Tuesday, April 6, 2021

Faculty of Law Professor Kent Roach, Prichard Wilson Chair in Law and Public Policy, writes an op-ed for Policy Options on how the report into the RCMP's treatment of Colten Boushie's family should have pushed for fundamental cultural and governance change.

The under-resourced Civilian Review and Complaints Commission for the RCMP did a valiant job in substantiating the discriminatory treatment of a Cree mother grieving the killing of her son. In its final and interim reports, the commission also raised a number of questions about how the investigation into 22-year-old Colten Boushie’s death was handled by police.

Still, the commission’s recommendations for improvements, including for cultural awareness training of officers, were not terribly ambitious. Indeed, the RCMP in Saskatchewan was able quickly to respond that all of its recommendations would soon be implemented. Much more reform of the RCMP is, however, required to improve its relations with Indigenous peoples and respond to systemic discrimination against them. These reforms need to go far beyond cultural awareness. They should attempt to change the very culture and governance of the RCMP.

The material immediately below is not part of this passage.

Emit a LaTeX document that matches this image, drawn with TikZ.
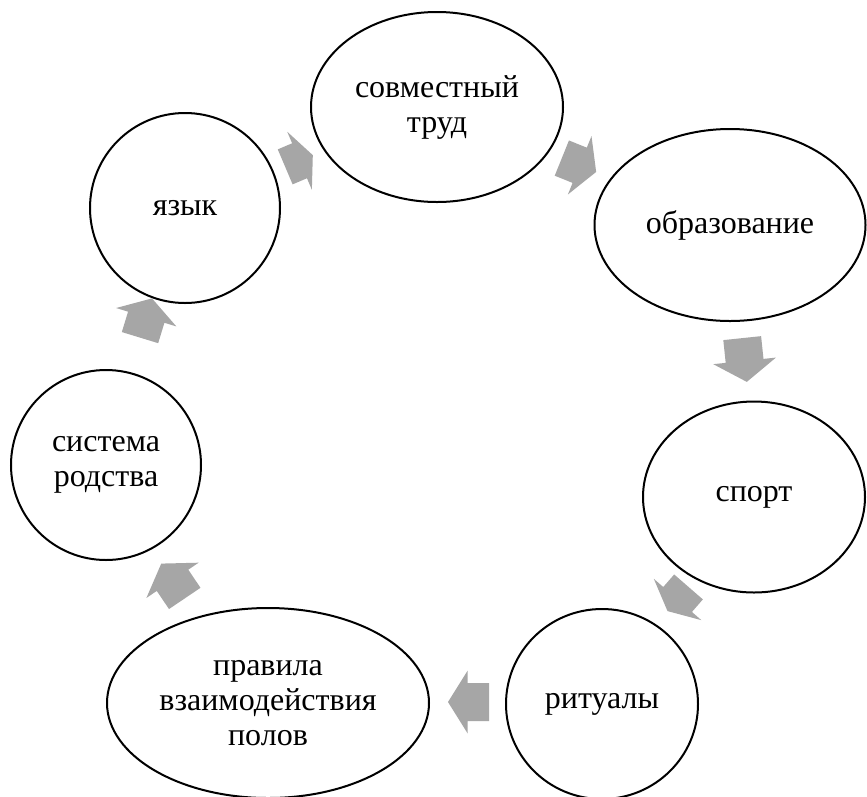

Boushie, from the Red Pheasant Cree Nation, was fatally shot by Saskatchewan farmer Gerald Stanley in 2016. Stanley was subsequently acquitted of murder and manslaughter by an all-white jury who apparently accepted the defence’s portrayal of the shot in the back of Boushie’s head as accidental. The commission’s findings that the RCMP acted in a discriminatory manner when they asked Boushie’s mother, Debbie Baptiste, whether she had been drinking, have rightly sparked outrage, making headlines both in Canada and internationally.